6. Bidding & Negotiation
The project is put out to bid, by issuing bid packages to potential contractors, and we evaluates bids to select a contractor to perform the work based on their bid proposal. Our procurement process for construction services involves a Design-Bid-Build fixed-price competitive bid. We typically solicit bids from at least three prequalified General Construction Contractors (GCs)/bidders. After selecting a contractor and negotiating the contract terms, a construction contract is drawn up between the contractor and owner. To ensure the integration of different products and construction methods are optimized, we consult with the supplier who sells the materials, the fabricator who crafts them, and the sub-contractor who installs them. Once the GC sources the necessary materials, construction can begin on the project.

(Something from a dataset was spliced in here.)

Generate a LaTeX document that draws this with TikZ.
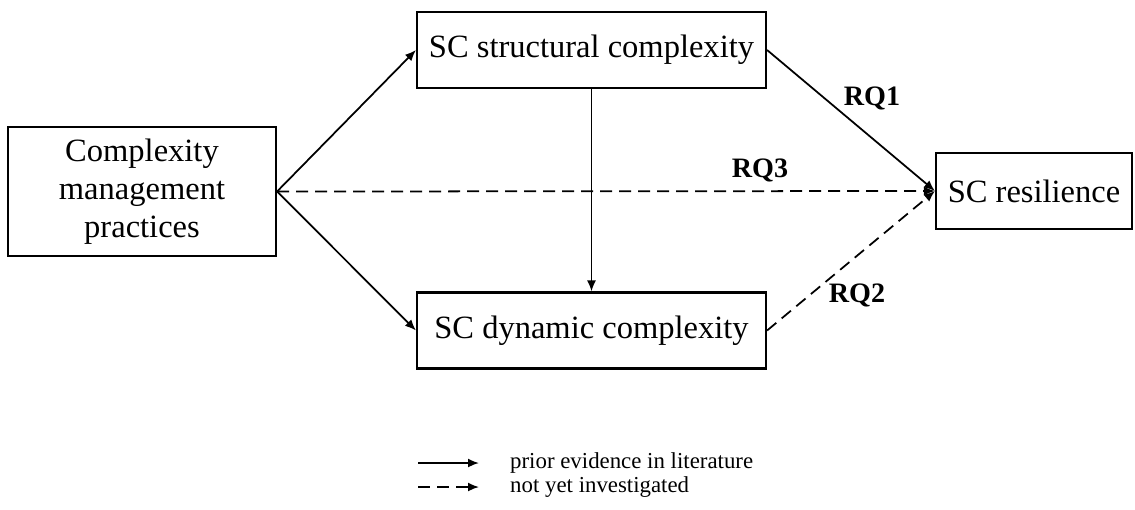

7. Construction Administration
During this phase, the contractor performs the work according to the approved plans and specifications. We perform construction administration to provide oversight and management of the construction process, including quality control, schedule management, and budget management. This helps ensure high standards are maintained throughout the construction process, and that the project is completed on time and within budget. This entails conducting periodic site visits to observe construction for compliance with the design intent. Additionally, handling a range of important tasks, including pre-construction condition surveys, pay applications, schedules of values, change orders, cost estimates, Requests for Information (RFIs), submittals, and as-builts. As-builts, created from redlines, are used as a record of the completed project for future reference. After construction is complete, the project team conducts a final inspection to ensure that the work is done in accordance with the plans and specifications. The team also addresses any remaining issues or deficiencies and closes out the project. Note that the project team typically includes representatives from the owner, designer, and construction company.